Wednesday, February 9, 2011

Reprise of the Malinchak Contest Blog

As promised, and for those who didn't zip over to the contest site to read it, the blog entry is below. I didn't win, but the contest was more about who had the largest network to vote for them, not who wrote the best blog. But it was fun to compete!

What's the biggest difference between a truly dynamic and memorable speaker and one who is, well, not? From my seat in the 22nd row, I would say that it is the speaker's ability to engage the audience. The most interesting topic in the world can put you to sleep if the speaker does not engage you in his or her presentation.

Think of the typical conversations you have on any given day. How much of a conversation do you remember when the person you are speaking with is talking at you, rather than engaging you in discourse? We would all prefer having someone talk with us, not at us. Engaging speakers have learned how to speak with their audience. They pull you into their topic, often asking rhetorical questions designed to make you feel that you're a part of a conversation. Even though the question is not answered by you directly, you begin think about what your answer would be, instantly involving you in the presentation.

What other methods can you use to engage your audience? Visual aids are sometimes effective, but you should try large, colorful types of aids and refrain from using boring power point presentations. If you've ever been lulled into la-la-land by a speaker who read from his text-filled power point, you already know why that's not the way to go. Try doing or saying something startling or unexpected. It doesn't have to be loud, but it should be abrupt. I once began singing in the middle of speech, which really inspired the audience to pay attention to what I was saying. Demonstrations are also attention getting, especially if you choose someone from the audience to help you. Humor is a great way to jump start interest in your speech, but you should practice the funny stories or punch lines. Nothing kills your speech faster than a poorly delivered or distasteful joke.

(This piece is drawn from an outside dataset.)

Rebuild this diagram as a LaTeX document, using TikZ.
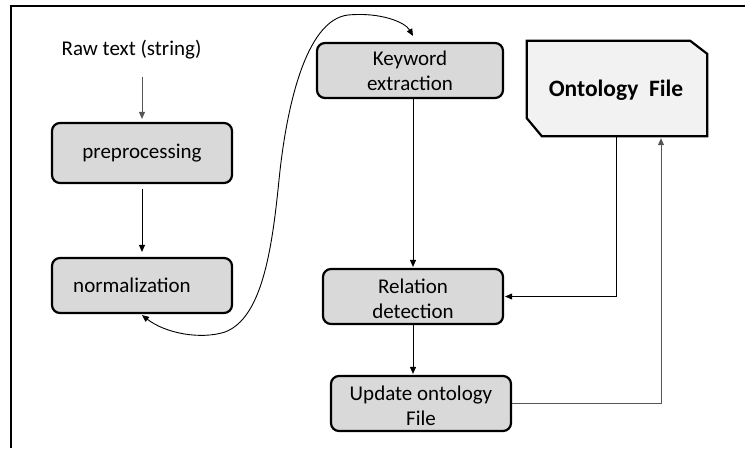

There are numerous ways to encourage your audience to become involved in what you're presenting. For more ideas, watch recorded speeches and pay close attention to the methods those speakers use to keep your attention. If you have a fear of speaking in public, join a speaking group, like Toastmasters International, where you can practice until speaking to a group becomes less frightening. Remember that the ability to present your ideas and products to an audience can be your number one marketing tool. Don't you think it's worth the time and effort to improve your speaking skills and techniques?